World number one gold producer Barrick Gold (TSE:ABX) in a presentation to the Denver Gold Forum on Tuesday showed just how much fat is being taken out of the company.
The Toronto-based miner said it has reduced its 2013 guidance for all-in cash costs by a full $100 per ounce and that 75% of this year’s production will be mined at a cost of less than $800 an ounce.
That compares to an industry average of $1,200 – $1,300.
Barrick is focusing its efforts on just five core mines, all of them in the Americas.
The mines – Cortez and Goldstrike in Nevada, Veladero in Argentina, Lagunas Norte in Peru and Pueblo Viejo in the Dominican Republic – will generate 60% of the company’s output at a cash cost of $700 an ounce.

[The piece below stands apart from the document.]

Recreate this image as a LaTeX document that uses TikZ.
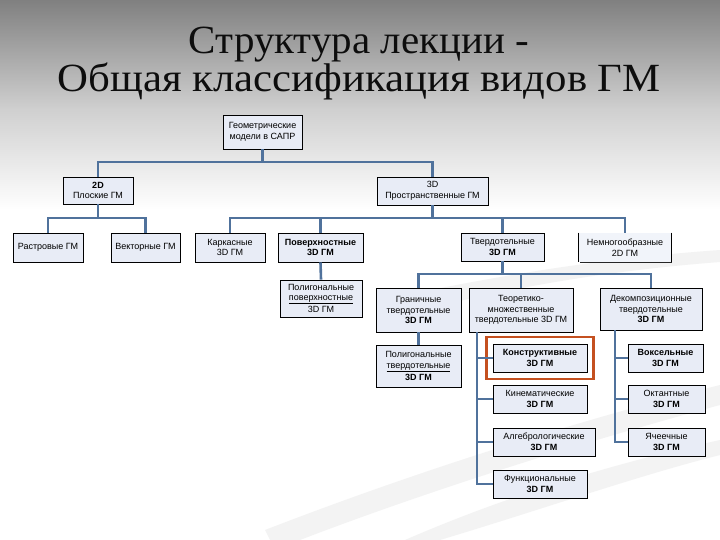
\documentclass[tikz,border=0pt]{standalone}
\usepackage{fontspec}
\setmainfont{Liberation Serif}
\newfontfamily\arialf{Liberation Sans}
\usetikzlibrary{shadows,fit}
\definecolor{boxfill}{RGB}{232,236,246}
\definecolor{conncol}{RGB}{80,114,156}
\definecolor{frameor}{RGB}{196,80,32}
\definecolor{swoosh}{RGB}{243,243,243}
\tikzset{
  gbox/.style={draw=black, line width=0.9pt, fill=boxfill, align=center, inner sep=1pt,
    font=\arialf\fontsize{9}{10.6}\selectfont,
    drop shadow={shadow xshift=1.3pt, shadow yshift=-1.3pt, opacity=1, fill=black!85}},
  conn/.style={draw=conncol, line width=2.6pt},
  ttl/.style={font=\fontsize{40}{34}\selectfont, inner sep=0pt, align=center, anchor=base},
}
\begin{document}
\begin{tikzpicture}[x=1pt,y=-1pt]
\useasboundingbox (0,0) rectangle (720,540);
% background
\fill[white] (0,0) rectangle (720,540);
\shade[top color={rgb,255:red,128;green,128;blue,128}, bottom color={rgb,255:red,208;green,208;blue,208}] (0,0) rectangle (720,110);
\shade[top color={rgb,255:red,208;green,208;blue,208}, bottom color=white] (0,110) rectangle (720,210);
\fill[swoosh] (265,530) .. controls (420,470) and (580,420) .. (720,385) -- (720,405) .. controls (590,440) and (430,490) .. (300,540) -- (270,540) -- cycle;
\fill[swoosh] (405,540) .. controls (520,490) and (630,460) .. (720,440) -- (720,455) .. controls (640,475) and (540,510) .. (440,540) -- cycle;
\fill[swoosh] (380,300) .. controls (480,280) and (580,260) .. (720,250) -- (720,262) .. controls (590,272) and (490,292) .. (390,318) -- cycle;
% title
\node[ttl, text=black!95] (title) at (359,92) {\scalebox{1.025}[1]{Структура лекции -}\\\scalebox{1.07}[1]{Общая классификация видов ГМ}};
% connector bus coordinates
\coordinate (bus1) at (0,162);
\coordinate (bus2) at (0,218);
\coordinate (bus4) at (0,274);
% nodes
\node[gbox, minimum width=79pt, minimum height=34pt] (root) at (262.5,132) {Геометрические\\модели в САПР};
\node[gbox, minimum width=70pt, minimum height=27pt] (n2D) at (98,190.5) {\textbf{2D}\\Плоские ГМ};
\node[gbox, minimum width=111pt, minimum height=28pt] (n3D) at (432.5,191) {3D\\Пространственные ГМ};
\node[gbox, minimum width=70pt, minimum height=29pt] (rast) at (48,247.5) {Растровые ГМ};
\node[gbox, minimum width=69pt, minimum height=29pt] (vect) at (145.5,247.5) {Векторные ГМ};
\node[gbox, minimum width=70pt, minimum height=29pt] (kark) at (230,247.5) {Каркасные\\3D ГМ};
\node[gbox, minimum width=85pt, minimum height=29pt] (pov) at (320.5,247.5) {\textbf{Поверхностные}\\\textbf{3D ГМ}};
\node[gbox, minimum width=83pt, minimum height=28pt] (tverd) at (502.5,247) {Твердотельные\\\textbf{3D ГМ}};
\node[gbox, draw=none, drop shadow={opacity=0}, fill=boxfill!60, minimum width=92pt, minimum height=29pt] (nemn) at (625,247.5) {Немногообразные\\2D ГМ};
\draw[black, line width=0.9pt] (nemn.north west) -- (nemn.south west) (nemn.north east) -- (nemn.south east);
\node[gbox, minimum width=82pt, minimum height=37pt, font=\arialf\fontsize{9}{10}\selectfont] (polpov) at (321,298.5) {Полигональные\\\underline{поверхностные}\\[1.5pt]3D ГМ};
\node[gbox, minimum width=85pt, minimum height=44pt] (gran) at (418.5,310) {Граничные\\твердотельные\\\textbf{3D ГМ}};
\node[gbox, minimum width=104pt, minimum height=44pt] (teor) at (521,310) {Теоретико-\\множественные\\твердотельные 3D ГМ};
\node[gbox, minimum width=102pt, minimum height=42pt] (dek) at (651,309) {Декомпозиционные\\твердотельные\\\textbf{3D ГМ}};
\node[gbox, minimum width=85pt, minimum height=42pt] (poltv) at (418.5,366) {Полигональные\\\underline{твердотельные}\\[1.5pt]\textbf{3D ГМ}};
\node[gbox, minimum width=94pt, minimum height=28pt] (konstr) at (540,358) {\textbf{Конструктивные}\\\textbf{3D ГМ}};
\node[gbox, minimum width=94pt, minimum height=28pt] (kinem) at (540,399) {Кинематические\\\textbf{3D ГМ}};
\node[gbox, minimum width=102pt, minimum height=28pt] (algeb) at (544,442) {Алгебрологические\\\textbf{3D ГМ}};
\node[gbox, minimum width=94pt, minimum height=28pt] (funk) at (540,484) {Функциональные\\\textbf{3D ГМ}};
\node[gbox, minimum width=75pt, minimum height=28pt] (voks) at (665.5,358) {\textbf{Воксельные}\\\textbf{3D ГМ}};
\node[gbox, minimum width=77pt, minimum height=28pt] (okt) at (666.5,399) {Октантные\\\textbf{3D ГМ}};
\node[gbox, minimum width=77pt, minimum height=28pt] (yach) at (666.5,442) {Ячеечные\\\textbf{3D ГМ}};
\node[draw=frameor, line width=2.8pt, inner xsep=6pt, inner ysep=6.5pt, fit=(konstr)] (hl) {};
% connectors
\coordinate (tt) at (477,332);
\coordinate (dt) at (615,330);
\draw[conn] (root.south) -- (root.south |- bus1);
\draw[conn] (n2D.north) -- (n2D.north |- bus1) -- (n3D.north |- bus1) -- (n3D.north);
\draw[conn] (n2D.south) -- (n2D.south |- bus2);
\draw[conn] (rast.north) -- (rast.north |- bus2) -- (vect.north |- bus2) -- (vect.north);
\draw[conn] (n3D.south) -- (n3D.south |- bus2);
\draw[conn] (kark.north) -- (kark.north |- bus2) -- (nemn.north |- bus2) -- (nemn.north);
\draw[conn] (pov.north) -- (pov.north |- bus2);
\draw[conn] (tverd.north) -- (tverd.north |- bus2);
\draw[conn] (pov.south) -- (polpov.north);
\draw[conn] (tverd.south) -- (tverd.south |- bus4);
\draw[conn] (gran.north) -- (gran.north |- bus4) -- (dek.north |- bus4) -- (dek.north);
\draw[conn] (teor.north) -- (teor.north |- bus4);
\draw[conn] (gran.south) -- (poltv.north);
\draw[conn] (tt) |- (konstr.west);
\draw[conn] (tt) |- (kinem.west);
\draw[conn] (tt) |- (algeb.west);
\draw[conn] (tt) |- (funk.west);
\draw[conn] (dt) |- (voks.west);
\draw[conn] (dt) |- (okt.west);
\draw[conn] (dt) |- (yach.west);
\end{tikzpicture}
\end{document}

The presentation also detailed the company’s new-found focus on returns for investors and budget discipline – 2013 will see a $2 billion cut to capex and costs across the organization.
The company offloaded three high-cost mines to Gold Fields last month and further “portfolio optimization” is planned.
10 Barrick mines have cash costs exceeding $800 and the likes of its Porgera mine in PNG and Plutonic in Australia among others are being re-evaluated and may be sold.
New life of mine plans are now being based on a gold price of $1,100 as the company adjusts to a lower metal price environment.
The company also provided an update on its troubled Pascua-Lama project straddling the border between Chile and Argentina.
Barrick is cutting capex costs by $1.5 – $1.8 billion at the project which is expected to produce 800-850 Koz and 35 Moz of silver in its first five years at costs estimated to be in the lowest quartile in the industry.
Barrick now expects first ore available from Chile by mid-2016. Subject to permit approvals of course.
Barrick shares on the Toronto big board trended higher on Tuesday, but the $18.5 billion counter is still down 47% for the year.